For now, I must work – for I have no time to waste…

Christ in the House of His Parents (`The Carpenter's Shop') (John Everett Millais)
Christ in the House of His Parents (`The Carpenter's Shop') (John Everett Millais)

I tend to be a very busy person.

 

Perhaps I am busy because I like being busy?  Perhaps I am busy because I like the feeling of being busy?  Or perhaps I am busy because I am just not very efficient at what I do so things tend to get delayed or take longer because I am busy getting them done?

 

Whatever the reason, I am certainly very very busy!

 

I have been thinking about this busyness of mine.  After all, as I get older, it is easy to see that in my life I have not really ever had a time to stop and rest.  When I experienced my conversion, one of the first things that I thought to myself was that perhaps I had followed the wrong vocation, and instead of being a wife and mother, I was actually called to be a Carmelite nun and to offer my life – in seclusion and prayer – to God.  Of course, knowing my personality, this thought quickly departed because I knew that my personality would be particularly unsuitable for such a vocation.  However, in reflecting on that vocation, I did not think about resting.  It did not seem to me that in such a vocation I would be in any way working less.  Rather, I would be working more so that I could – through prayer – achieve the things that I am currently called to achieve through my work.

 

And what is my work?  Well, I have the work of a wife and mother and daughter and sister and friend.  I have the paid work that I do in my various businesses and through my interactions with all of the stakeholders there – staff and clients and creditors and advisors and many others.  And I have work with all of these various functionalities in my life.

 

And I have been thinking about that today as I have been thinking of the words of Saint Josemaria, who wrote, “We should never have time on our hands, not even a second.” (“Friends of God”, at 41).

 

You see, there is an honesty in hard work and using up our strength – whatever it may be – in the service of God.  And there is a sort of prayer in that too.

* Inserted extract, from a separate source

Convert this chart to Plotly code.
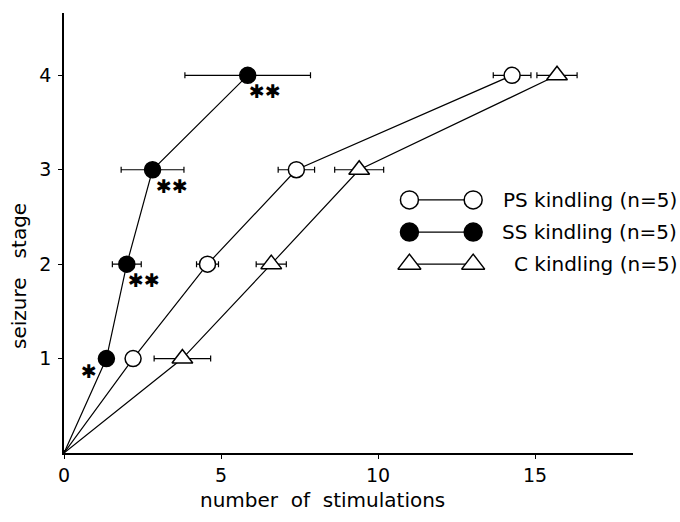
import plotly.graph_objects as go

# ---- data ----
stages = [1, 2, 3, 4]
ps_mean = [2.2, 4.57, 7.4, 14.27]
ps_err = [0.2, 0.35, 0.58, 0.6]
ss_mean = [1.35, 2.0, 2.82, 5.85]
ss_err = [0.2, 0.46, 1.0, 2.0]
c_mean = [3.77, 6.6, 9.4, 15.7]
c_err = [0.9, 0.48, 0.78, 0.64]
ss_signif = ["✱", "✱✱", "✱✱", "✱✱"]
legend_labels = ["PS kindling (n=5)", "SS kindling (n=5)", "C kindling (n=5)"]
x_ticks = [0, 5, 10, 15]
y_ticks = [1, 2, 3, 4]

FONT = "DejaVu Sans"
fig = go.Figure()

series = [
    (ps_mean, ps_err, "circle", "white", 16),
    (ss_mean, ss_err, "circle", "black", 16),
    (c_mean, c_err, "triangle-up", "white", 18),
]

for mean, err, sym, fill, size in series:
    fig.add_trace(go.Scatter(
        x=[0] + mean, y=[0] + stages,
        mode="lines+markers",
        line=dict(color="black", width=1.2),
        marker=dict(symbol=sym, color=fill, size=[0] + [size] * len(mean), opacity=1,
                    line=dict(color="black", width=1.5)),
        error_x=dict(type="data", array=[0] + err, color="black",
                     thickness=1.2, width=3),
        showlegend=False, cliponaxis=False,
    ))

# significance marks
offsets = [(-17, -12), (17, -16), (19, -16), (17, -16)]
for s, xv, yv, (dx, dy) in zip(ss_signif, ss_mean, stages, offsets):
    fig.add_annotation(x=xv, y=yv, text=s, showarrow=False, xshift=dx, yshift=dy,
                       font=dict(family=FONT, size=19, color="black"))

# manual legend (marker - line - marker)
leg_x = [11.0, 13.03]
leg_y = [2.68, 2.34, 2.0]
for (mean, err, sym, fill, size), ly, lab in zip(series, leg_y, legend_labels):
    fig.add_trace(go.Scatter(
        x=leg_x, y=[ly, ly], mode="lines+markers",
        line=dict(color="black", width=1.2),
        marker=dict(symbol=sym, color=fill, size=size + 2, opacity=1,
                    line=dict(color="black", width=1.5)),
        showlegend=False, cliponaxis=False,
    ))
    fig.add_annotation(x=(679 - 64) / 569, y=ly, xref="paper", yref="y", text=lab,
                       showarrow=False, xanchor="right",
                       font=dict(family=FONT, size=20, color="black"))

# axis titles
fig.add_annotation(x=(322 - 64) / 569, y=-(500 - 453) / 440, xref="paper", yref="paper",
                   text="number\u00a0\u00a0of\u00a0\u00a0stimulations", showarrow=False,
                   xanchor="center", yanchor="middle",
                   font=dict(family=FONT, size=20, color="black"))
fig.add_annotation(x=-(64 - 19) / 569, y=(453 - 276) / 440, xref="paper", yref="paper",
                   text="seizure\u00a0\u00a0\u00a0stage", showarrow=False, textangle=-90,
                   xanchor="center", yanchor="middle",
                   font=dict(family=FONT, size=20, color="black"))

fig.update_layout(
    width=680, height=522,
    margin=dict(l=64, r=47, t=13, b=69),
    paper_bgcolor="white", plot_bgcolor="white",
    font=dict(family=FONT, size=19, color="black"),
    xaxis=dict(range=[0, 18.12], tickvals=x_ticks, showgrid=False, zeroline=False,
               showline=True, linecolor="black", linewidth=1.5,
               ticks="outside", ticklen=4, tickcolor="black",
               tickfont=dict(family=FONT, size=19)),
    yaxis=dict(range=[0, 4.66], tickvals=y_ticks, showgrid=False, zeroline=False,
               showline=True, linecolor="black", linewidth=1.5,
               ticks="outside", ticklen=4, tickcolor="black", ticklabelstandoff=3,
               tickfont=dict(family=FONT, size=19)),
)

fig.write_html(
    "out.html",
    config={"displayModeBar": False},
    post_script="document.body.style.margin='0';document.body.style.overflow='hidden';",
)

When I give everything that I have living diligently and faithfully in God’s care, then I am placing myself entirely in His Hands to do some good.  And in some way, I can be Christ-like and give up my spirit having given everything – blood and water in His service in all the things that I do…

 

And THAT – that complete and utter giving without leaving anything in reserve for later – is for me the vocation that I was called to live.  I was not called to live an easy life.  I was not called to rest here on Earth.  Resting is for Heaven.  For now, I must work – for I have no time to waste…

 

For with prayer, I stand on Holy Ground where everything is clear. Here. At the Foot of the Cross.